• [Data segment]:

◆ ◆ ◆

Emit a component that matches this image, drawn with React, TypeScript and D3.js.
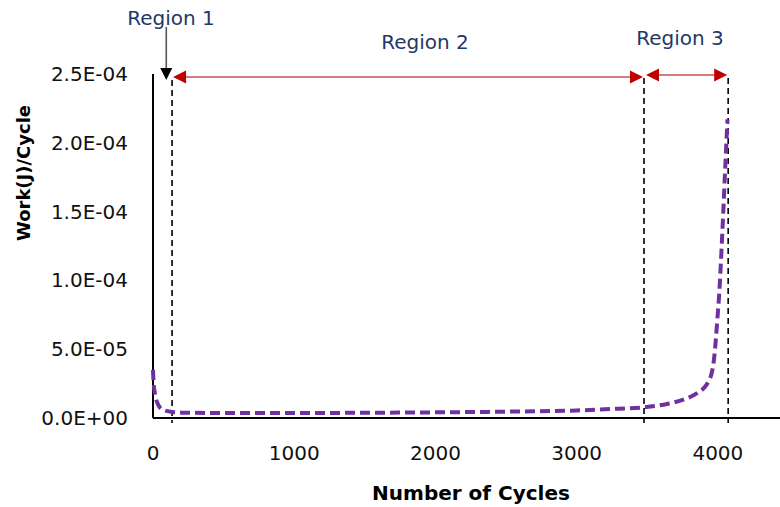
import React from "react";
import * as d3 from "d3";

const cycles = [0, 4, 16, 38, 73, 137, 200, 500, 1000, 1500, 2000, 2500, 3000, 3300, 3478, 3640, 3760, 3860, 3909, 3935, 3956, 3968, 3979, 3988, 3996, 4010, 4029, 4050, 4068];
const work = [3.5e-5, 2.6e-5, 1.67e-5, 9.4e-6, 5.8e-6, 4.4e-6, 3.9e-6, 3.6e-6, 3.6e-6, 3.8e-6, 4.1e-6, 4.6e-6, 5.5e-6, 6.8e-6, 7.8e-6, 1.02e-5, 1.35e-5, 1.85e-5, 2.27e-5, 2.68e-5, 3.25e-5, 3.9e-5, 4.9e-5, 6.0e-5, 7.12e-5, 9.08e-5, 1.29e-4, 1.77e-4, 2.17e-4];

const xTicks = [0, 1000, 2000, 3000, 4000];
const xTickLabels = ["0", "1000", "2000", "3000", "4000"];
const yTicks = [0, 5e-5, 1e-4, 1.5e-4, 2e-4, 2.5e-4];
const yTickLabels = ["0.0E+00", "5.0E-05", "1.0E-04", "1.5E-04", "2.0E-04", "2.5E-04"];

const regionBounds = [135, 3477, 4073];
const regionLabels = ["Region 1", "Region 2", "Region 3"];
const region1Pointer = 94;

const W = 780;
const H = 507;
const FONT = "'DejaVu Sans', sans-serif";
const NAVY = "#1F3864";
const RED = "#C00000";

export default function App() {
  const x = d3.scaleLinear().domain([0, 4440]).range([153, 780]);
  const y = d3.scaleLinear().domain([0, 2.5e-4]).range([418, 74]);

  const pts = cycles.map((c, i) => [c, work[i]] as [number, number]);
  const line = d3
    .line<[number, number]>()
    .x((d) => x(d[0]))
    .y((d) => y(d[1]))
    .curve(d3.curveMonotoneX);

  const x0 = x(0);
  const yTop = y(2.5e-4);
  const y0 = y(0);

  const redArrow = (xa: number, xb: number, yy: number, key: string) => {
    const L = 13;
    const h = 6.5;
    return (
      <g key={key}>
        <line x1={xa + L} x2={xb - L} y1={yy} y2={yy} stroke="#C85050" strokeWidth={1.6} />
        <polygon points={`${xa},${yy} ${xa + L},${yy - h} ${xa + L},${yy + h}`} fill={RED} />
        <polygon points={`${xb},${yy} ${xb - L},${yy - h} ${xb - L},${yy + h}`} fill={RED} />
      </g>
    );
  };

  const px1 = x(region1Pointer);

  return (
    <svg
      width={W}
      height={H}
      style={{ position: "absolute", left: 0, top: 0, background: "#fff" }}
      fontFamily={FONT}
    >
      <rect x={0} y={0} width={W} height={H} fill="#fff" />
      {regionBounds.map((b, i) => (
        <line
          key={"rb" + i}
          x1={x(b)}
          x2={x(b)}
          y1={yTop + (i === 0 ? 6 : 4)}
          y2={y0 + 5}
          stroke="#000"
          strokeWidth={1.6}
          strokeDasharray="6,4"
        />
      ))}
      <line x1={x0} x2={x0} y1={yTop} y2={y0} stroke="#000" strokeWidth={2} />
      <line x1={x0} x2={W} y1={y0} y2={y0} stroke="#000" strokeWidth={2} />
      <path
        d={line(pts) || ""}
        fill="none"
        stroke="#7030A0"
        strokeWidth={4}
        strokeDasharray="10,5"
        strokeLinecap="butt"
      />
      {yTicks.map((t, i) => (
        <text
          key={"yt" + i}
          x={128}
          y={y(t)}
          textAnchor="end"
          dominantBaseline="central"
          fontSize={20}
          fill="#111"
        >
          {yTickLabels[i]}
        </text>
      ))}
      {xTicks.map((t, i) => (
        <text
          key={"xt" + i}
          x={x(t)}
          y={453}
          textAnchor="middle"
          dominantBaseline="central"
          fontSize={20}
          fill="#111"
        >
          {xTickLabels[i]}
        </text>
      ))}
      <text
        x={471}
        y={493}
        textAnchor="middle"
        dominantBaseline="central"
        fontSize={20}
        fontWeight="bold"
        fill="#000"
      >
        Number of Cycles
      </text>
      <text
        transform={`translate(23,${(106 + 240) / 2}) rotate(-90)`}
        textAnchor="middle"
        dominantBaseline="central"
        fontSize={18}
        fontWeight="bold"
        fill="#000"
      >
        Work(J)/Cycle
      </text>
      <line x1={px1} x2={px1} y1={27} y2={68} stroke="#555" strokeWidth={1.6} />
      <polygon points={`${px1 - 6},68 ${px1 + 6},68 ${px1},80`} fill="#000" />
      {redArrow(x(regionBounds[0]) + 1, x(regionBounds[1]) - 1, 77, "r2")}
      {redArrow(x(regionBounds[1]) + 2, x(regionBounds[2]) - 1, 75, "r3")}
      <text x={171} y={18} textAnchor="middle" dominantBaseline="central" fontSize={20} fill={NAVY}>
        {regionLabels[0]}
      </text>
      <text x={425} y={42} textAnchor="middle" dominantBaseline="central" fontSize={20} fill={NAVY}>
        {regionLabels[1]}
      </text>
      <text x={680} y={38} textAnchor="middle" dominantBaseline="central" fontSize={20} fill={NAVY}>
        {regionLabels[2]}
      </text>
    </svg>
  );
}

◆ ◆ ◆

• [Exercise details]: Leave out the pictures and repeat the lines from the start of the material through the line with "const y0 = y(0);", inclusive.

• [Response for this exercise]:
Emit a component that matches this image, drawn with React, TypeScript and D3.js.
import React from "react";
import * as d3 from "d3";

const cycles = [0, 4, 16, 38, 73, 137, 200, 500, 1000, 1500, 2000, 2500, 3000, 3300, 3478, 3640, 3760, 3860, 3909, 3935, 3956, 3968, 3979, 3988, 3996, 4010, 4029, 4050, 4068];
const work = [3.5e-5, 2.6e-5, 1.67e-5, 9.4e-6, 5.8e-6, 4.4e-6, 3.9e-6, 3.6e-6, 3.6e-6, 3.8e-6, 4.1e-6, 4.6e-6, 5.5e-6, 6.8e-6, 7.8e-6, 1.02e-5, 1.35e-5, 1.85e-5, 2.27e-5, 2.68e-5, 3.25e-5, 3.9e-5, 4.9e-5, 6.0e-5, 7.12e-5, 9.08e-5, 1.29e-4, 1.77e-4, 2.17e-4];

const xTicks = [0, 1000, 2000, 3000, 4000];
const xTickLabels = ["0", "1000", "2000", "3000", "4000"];
const yTicks = [0, 5e-5, 1e-4, 1.5e-4, 2e-4, 2.5e-4];
const yTickLabels = ["0.0E+00", "5.0E-05", "1.0E-04", "1.5E-04", "2.0E-04", "2.5E-04"];

const regionBounds = [135, 3477, 4073];
const regionLabels = ["Region 1", "Region 2", "Region 3"];
const region1Pointer = 94;

const W = 780;
const H = 507;
const FONT = "'DejaVu Sans', sans-serif";
const NAVY = "#1F3864";
const RED = "#C00000";

export default function App() {
  const x = d3.scaleLinear().domain([0, 4440]).range([153, 780]);
  const y = d3.scaleLinear().domain([0, 2.5e-4]).range([418, 74]);

  const pts = cycles.map((c, i) => [c, work[i]] as [number, number]);
  const line = d3
    .line<[number, number]>()
    .x((d) => x(d[0]))
    .y((d) => y(d[1]))
    .curve(d3.curveMonotoneX);

  const x0 = x(0);
  const yTop = y(2.5e-4);
  const y0 = y(0);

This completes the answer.